TASK DIRECTIONS:
Give the number of lines that include the string "this", nothing more.

SOURCE RECORDS:
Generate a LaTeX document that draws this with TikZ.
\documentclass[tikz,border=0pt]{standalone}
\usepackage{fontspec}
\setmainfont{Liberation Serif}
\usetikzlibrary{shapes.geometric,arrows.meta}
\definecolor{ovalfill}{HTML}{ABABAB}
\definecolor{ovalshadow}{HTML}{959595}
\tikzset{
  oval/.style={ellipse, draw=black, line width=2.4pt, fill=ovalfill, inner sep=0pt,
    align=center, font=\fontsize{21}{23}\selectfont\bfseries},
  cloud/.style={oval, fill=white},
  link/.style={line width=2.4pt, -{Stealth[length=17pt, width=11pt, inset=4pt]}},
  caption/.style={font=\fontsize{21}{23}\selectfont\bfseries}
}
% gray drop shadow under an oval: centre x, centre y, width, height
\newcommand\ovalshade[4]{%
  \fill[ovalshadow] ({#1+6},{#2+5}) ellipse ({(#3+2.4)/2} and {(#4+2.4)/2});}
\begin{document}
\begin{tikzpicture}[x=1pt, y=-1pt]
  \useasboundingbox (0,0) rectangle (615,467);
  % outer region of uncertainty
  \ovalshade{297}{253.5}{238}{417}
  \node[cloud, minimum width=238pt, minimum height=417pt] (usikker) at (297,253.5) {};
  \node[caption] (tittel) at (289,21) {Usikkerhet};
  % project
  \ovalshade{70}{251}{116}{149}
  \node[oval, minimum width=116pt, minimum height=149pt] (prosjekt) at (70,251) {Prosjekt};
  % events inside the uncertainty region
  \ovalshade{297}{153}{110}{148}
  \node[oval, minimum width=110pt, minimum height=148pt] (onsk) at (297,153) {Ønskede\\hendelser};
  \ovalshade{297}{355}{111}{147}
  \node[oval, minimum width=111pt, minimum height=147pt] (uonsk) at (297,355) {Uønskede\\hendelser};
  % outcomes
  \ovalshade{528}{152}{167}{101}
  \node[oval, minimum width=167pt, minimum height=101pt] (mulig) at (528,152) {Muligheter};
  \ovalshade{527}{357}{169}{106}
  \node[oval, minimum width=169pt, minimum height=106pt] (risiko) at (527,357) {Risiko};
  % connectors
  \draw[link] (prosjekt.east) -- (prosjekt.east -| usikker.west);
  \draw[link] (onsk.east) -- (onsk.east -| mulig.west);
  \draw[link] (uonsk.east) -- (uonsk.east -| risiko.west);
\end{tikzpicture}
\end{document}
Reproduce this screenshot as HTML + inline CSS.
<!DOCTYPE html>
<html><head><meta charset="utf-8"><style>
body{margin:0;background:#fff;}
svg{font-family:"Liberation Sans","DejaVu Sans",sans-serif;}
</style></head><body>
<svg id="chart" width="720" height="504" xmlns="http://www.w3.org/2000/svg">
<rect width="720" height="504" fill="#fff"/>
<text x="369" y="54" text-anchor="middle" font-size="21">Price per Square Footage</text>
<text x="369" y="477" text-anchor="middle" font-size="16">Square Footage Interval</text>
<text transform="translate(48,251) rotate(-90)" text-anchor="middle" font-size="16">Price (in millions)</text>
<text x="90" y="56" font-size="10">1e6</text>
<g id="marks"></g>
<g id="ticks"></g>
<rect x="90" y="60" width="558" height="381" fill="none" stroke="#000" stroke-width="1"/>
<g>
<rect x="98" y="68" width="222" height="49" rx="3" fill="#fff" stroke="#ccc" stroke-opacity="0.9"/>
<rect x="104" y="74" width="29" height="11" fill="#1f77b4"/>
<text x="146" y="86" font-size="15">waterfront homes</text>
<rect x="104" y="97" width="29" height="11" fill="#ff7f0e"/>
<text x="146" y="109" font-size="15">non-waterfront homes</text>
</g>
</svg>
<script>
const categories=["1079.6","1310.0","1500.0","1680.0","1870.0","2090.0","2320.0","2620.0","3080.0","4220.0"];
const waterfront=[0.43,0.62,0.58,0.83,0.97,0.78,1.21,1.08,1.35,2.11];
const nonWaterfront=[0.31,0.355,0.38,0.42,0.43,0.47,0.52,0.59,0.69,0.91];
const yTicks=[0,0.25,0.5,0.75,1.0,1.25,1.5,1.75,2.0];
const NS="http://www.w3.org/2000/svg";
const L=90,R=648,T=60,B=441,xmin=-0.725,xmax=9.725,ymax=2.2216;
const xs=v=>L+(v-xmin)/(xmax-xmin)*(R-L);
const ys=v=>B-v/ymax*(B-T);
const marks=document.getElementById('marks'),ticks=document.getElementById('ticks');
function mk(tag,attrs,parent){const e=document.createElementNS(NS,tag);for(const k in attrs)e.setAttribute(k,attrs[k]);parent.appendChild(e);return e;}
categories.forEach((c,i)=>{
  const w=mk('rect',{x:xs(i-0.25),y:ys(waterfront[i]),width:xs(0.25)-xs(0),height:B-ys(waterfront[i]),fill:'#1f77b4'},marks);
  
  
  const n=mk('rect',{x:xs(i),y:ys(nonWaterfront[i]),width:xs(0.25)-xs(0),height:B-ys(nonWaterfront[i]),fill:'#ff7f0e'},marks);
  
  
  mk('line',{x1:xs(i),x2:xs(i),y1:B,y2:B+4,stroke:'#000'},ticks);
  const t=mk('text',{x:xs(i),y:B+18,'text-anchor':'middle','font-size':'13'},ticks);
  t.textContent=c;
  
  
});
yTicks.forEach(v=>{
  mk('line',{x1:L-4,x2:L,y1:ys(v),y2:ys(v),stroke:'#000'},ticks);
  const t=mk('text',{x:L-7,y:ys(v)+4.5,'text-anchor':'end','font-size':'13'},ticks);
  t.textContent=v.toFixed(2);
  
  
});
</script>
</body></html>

FULL SOLUTION:
2